Social Security Board

Agency overview
- Type: Statutory Board
- Jurisdiction: Burma (Myanmar)
- Headquarters: Naypyidaw;
- Agency executive: Yu Aung Lwin;
- Parent agency: Ministry of Labour
- Website: www.ssbmyanmar.gov.mm www.mol.gov.mm/en/departments/social-security-board/

= Social Security Board (Myanmar) =

Government agency of Myanmar

The Social Security Board (လူမှုဖူလုံရေးအဖွဲ့; abbreviated SSB) administers Myanmar's social security programs, including benefits and contributions. SSB provides social security programs for public employees, including members of the civil service, state boards, state corporations, municipal authorities and military personnel, as well as employees in limited private sector industries, including commerce, railways, ports, mines and oilfields.
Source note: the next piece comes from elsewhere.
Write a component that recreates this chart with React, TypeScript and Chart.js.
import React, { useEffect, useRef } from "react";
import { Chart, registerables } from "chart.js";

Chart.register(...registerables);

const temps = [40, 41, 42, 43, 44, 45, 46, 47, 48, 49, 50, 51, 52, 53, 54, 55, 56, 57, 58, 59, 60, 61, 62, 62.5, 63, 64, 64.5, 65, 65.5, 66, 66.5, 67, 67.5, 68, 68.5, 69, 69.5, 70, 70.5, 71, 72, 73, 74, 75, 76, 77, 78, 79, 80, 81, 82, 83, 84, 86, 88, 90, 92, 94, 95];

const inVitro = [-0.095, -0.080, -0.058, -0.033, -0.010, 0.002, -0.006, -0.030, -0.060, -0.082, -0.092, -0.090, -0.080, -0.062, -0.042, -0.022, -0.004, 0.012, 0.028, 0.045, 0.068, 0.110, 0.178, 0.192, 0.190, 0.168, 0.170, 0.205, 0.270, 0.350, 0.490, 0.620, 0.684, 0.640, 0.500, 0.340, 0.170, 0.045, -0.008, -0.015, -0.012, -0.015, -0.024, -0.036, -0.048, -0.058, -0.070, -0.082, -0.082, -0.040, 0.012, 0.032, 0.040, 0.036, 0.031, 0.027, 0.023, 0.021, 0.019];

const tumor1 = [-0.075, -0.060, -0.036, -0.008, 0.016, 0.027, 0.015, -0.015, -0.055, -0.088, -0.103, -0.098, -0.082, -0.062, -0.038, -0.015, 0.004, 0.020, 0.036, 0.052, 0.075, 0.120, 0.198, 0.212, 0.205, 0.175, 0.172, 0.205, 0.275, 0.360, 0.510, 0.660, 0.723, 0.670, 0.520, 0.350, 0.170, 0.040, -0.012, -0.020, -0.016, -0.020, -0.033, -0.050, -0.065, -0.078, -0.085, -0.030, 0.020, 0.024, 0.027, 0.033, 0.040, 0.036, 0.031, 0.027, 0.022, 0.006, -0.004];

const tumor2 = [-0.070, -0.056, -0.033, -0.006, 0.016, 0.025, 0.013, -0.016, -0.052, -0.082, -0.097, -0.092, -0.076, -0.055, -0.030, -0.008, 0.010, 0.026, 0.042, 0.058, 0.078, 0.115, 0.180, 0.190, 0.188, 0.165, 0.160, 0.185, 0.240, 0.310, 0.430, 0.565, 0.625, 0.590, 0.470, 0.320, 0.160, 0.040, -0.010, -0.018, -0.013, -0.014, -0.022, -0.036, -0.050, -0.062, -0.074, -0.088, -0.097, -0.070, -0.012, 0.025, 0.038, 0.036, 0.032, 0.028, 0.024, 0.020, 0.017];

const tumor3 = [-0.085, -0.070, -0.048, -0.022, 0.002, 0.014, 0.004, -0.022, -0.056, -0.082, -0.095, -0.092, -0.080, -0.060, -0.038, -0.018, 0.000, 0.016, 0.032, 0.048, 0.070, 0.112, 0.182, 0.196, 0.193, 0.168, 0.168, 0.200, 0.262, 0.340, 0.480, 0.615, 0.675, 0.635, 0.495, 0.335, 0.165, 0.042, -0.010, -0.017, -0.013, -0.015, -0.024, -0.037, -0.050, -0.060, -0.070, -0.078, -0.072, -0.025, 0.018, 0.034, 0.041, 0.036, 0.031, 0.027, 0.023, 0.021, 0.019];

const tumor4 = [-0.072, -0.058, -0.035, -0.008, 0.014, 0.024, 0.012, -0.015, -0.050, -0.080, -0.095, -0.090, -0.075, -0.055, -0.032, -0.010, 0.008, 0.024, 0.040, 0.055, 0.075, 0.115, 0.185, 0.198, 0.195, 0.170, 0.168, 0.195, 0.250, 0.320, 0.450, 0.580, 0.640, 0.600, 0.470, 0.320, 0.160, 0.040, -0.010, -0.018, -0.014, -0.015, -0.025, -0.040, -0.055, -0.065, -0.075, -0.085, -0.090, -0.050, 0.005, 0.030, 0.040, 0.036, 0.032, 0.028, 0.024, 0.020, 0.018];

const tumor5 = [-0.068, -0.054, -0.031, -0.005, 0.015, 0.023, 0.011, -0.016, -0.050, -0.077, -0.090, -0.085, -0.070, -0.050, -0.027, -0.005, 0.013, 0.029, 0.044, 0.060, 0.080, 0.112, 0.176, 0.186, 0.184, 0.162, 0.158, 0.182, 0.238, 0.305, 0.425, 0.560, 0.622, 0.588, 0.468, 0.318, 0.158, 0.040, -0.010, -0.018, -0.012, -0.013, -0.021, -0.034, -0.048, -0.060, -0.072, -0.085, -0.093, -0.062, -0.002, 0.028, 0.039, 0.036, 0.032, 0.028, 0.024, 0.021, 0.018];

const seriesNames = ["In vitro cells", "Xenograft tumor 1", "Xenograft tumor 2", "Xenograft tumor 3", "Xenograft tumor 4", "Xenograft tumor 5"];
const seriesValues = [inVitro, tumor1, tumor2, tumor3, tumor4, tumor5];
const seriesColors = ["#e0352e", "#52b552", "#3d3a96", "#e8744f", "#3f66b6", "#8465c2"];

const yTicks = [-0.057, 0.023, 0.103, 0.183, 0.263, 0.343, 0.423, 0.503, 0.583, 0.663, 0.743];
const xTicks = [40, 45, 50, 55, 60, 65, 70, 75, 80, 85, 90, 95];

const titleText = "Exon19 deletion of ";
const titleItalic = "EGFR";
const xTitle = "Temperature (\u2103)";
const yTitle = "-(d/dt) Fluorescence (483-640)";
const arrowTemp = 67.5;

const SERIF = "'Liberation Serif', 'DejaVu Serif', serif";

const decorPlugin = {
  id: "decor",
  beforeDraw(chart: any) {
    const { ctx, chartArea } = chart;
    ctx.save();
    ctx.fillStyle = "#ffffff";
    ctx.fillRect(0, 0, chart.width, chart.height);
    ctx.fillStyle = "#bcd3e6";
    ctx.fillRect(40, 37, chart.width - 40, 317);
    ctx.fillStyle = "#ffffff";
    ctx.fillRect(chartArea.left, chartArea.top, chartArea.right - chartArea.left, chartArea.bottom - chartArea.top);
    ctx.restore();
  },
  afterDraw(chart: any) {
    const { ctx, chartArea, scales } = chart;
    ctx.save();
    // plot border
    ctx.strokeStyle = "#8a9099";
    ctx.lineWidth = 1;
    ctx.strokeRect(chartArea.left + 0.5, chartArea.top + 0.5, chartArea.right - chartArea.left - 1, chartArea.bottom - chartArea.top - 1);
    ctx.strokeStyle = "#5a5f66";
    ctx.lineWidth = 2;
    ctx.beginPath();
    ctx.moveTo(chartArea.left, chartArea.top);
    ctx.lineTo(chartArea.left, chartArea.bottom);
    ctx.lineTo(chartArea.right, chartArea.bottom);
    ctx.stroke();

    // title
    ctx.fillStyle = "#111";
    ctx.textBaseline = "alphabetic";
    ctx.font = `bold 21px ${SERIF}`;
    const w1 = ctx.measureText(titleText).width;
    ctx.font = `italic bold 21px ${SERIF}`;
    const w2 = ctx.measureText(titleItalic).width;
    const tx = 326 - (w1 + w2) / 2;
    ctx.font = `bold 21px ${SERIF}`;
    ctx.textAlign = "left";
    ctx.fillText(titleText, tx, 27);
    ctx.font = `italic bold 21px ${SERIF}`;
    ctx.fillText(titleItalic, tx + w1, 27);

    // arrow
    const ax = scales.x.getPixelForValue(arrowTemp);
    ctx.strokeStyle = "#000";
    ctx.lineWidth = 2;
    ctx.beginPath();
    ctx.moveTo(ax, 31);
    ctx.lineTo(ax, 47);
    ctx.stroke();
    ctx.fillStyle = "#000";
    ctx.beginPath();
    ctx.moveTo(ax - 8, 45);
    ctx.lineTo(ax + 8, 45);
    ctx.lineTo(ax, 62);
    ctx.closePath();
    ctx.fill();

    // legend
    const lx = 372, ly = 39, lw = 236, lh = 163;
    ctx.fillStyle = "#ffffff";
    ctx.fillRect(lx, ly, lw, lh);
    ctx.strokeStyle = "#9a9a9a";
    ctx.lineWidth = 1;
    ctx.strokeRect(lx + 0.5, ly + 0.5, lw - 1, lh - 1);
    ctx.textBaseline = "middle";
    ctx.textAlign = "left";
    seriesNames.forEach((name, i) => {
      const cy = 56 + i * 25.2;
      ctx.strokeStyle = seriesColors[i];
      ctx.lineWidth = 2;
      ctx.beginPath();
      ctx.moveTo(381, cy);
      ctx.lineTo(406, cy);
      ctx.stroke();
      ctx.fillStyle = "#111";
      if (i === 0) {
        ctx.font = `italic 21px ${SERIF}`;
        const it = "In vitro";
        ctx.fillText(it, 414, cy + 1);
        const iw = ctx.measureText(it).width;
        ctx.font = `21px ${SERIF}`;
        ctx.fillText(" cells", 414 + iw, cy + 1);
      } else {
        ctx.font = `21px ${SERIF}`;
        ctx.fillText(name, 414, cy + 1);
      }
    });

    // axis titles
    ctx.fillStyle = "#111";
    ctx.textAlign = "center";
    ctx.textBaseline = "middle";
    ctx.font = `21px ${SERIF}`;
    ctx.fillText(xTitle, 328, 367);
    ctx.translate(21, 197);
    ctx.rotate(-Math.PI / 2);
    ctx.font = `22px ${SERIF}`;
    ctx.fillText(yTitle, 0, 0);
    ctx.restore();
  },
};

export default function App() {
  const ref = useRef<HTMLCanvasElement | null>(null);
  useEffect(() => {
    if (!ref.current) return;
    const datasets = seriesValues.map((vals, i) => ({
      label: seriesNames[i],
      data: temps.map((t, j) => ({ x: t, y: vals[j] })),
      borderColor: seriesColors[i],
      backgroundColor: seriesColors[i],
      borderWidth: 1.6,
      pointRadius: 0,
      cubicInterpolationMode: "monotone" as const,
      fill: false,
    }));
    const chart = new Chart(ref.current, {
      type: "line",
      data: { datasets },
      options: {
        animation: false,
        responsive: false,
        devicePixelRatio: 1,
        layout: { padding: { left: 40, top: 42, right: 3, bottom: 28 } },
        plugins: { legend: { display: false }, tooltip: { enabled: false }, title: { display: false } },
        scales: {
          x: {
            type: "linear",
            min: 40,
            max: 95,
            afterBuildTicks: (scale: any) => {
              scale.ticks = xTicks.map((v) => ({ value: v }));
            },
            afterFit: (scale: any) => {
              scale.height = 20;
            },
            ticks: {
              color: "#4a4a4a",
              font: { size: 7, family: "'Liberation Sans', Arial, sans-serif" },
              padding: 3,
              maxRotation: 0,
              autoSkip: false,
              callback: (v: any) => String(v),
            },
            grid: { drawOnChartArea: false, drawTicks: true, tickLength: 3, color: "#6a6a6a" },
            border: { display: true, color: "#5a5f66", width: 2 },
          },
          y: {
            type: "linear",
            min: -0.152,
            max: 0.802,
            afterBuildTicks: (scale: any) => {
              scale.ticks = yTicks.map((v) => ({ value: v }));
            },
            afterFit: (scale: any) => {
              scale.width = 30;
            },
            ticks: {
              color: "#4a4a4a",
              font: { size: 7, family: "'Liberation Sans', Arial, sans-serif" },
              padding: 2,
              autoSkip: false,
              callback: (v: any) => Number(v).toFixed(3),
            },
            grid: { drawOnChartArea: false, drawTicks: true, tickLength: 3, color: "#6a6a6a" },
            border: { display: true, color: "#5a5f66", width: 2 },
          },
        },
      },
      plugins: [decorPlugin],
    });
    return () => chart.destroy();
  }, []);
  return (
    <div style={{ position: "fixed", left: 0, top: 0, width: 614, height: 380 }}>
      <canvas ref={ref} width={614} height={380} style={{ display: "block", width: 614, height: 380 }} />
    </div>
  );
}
The board operates three hospitals and 92 social security clinics. The Social Security Board is under the purview of the Ministry of Labour.

SSB was established under the Social Security Act of 1954, which implemented a social security scheme covering employees working for firms employing over 5 employees, including state-owned, private, foreign and joint ventures. The social security scheme is contributory, with 2.5% of contributions coming from the employer, 1.5% by the employee, and a capital investment by the government. On 31 August 2012, the Pyidaungsu Hluttaw enacted the Social Security Law of 2012, which introduced benefit systems for invalids, the elderly, survivors and unemployed individuals.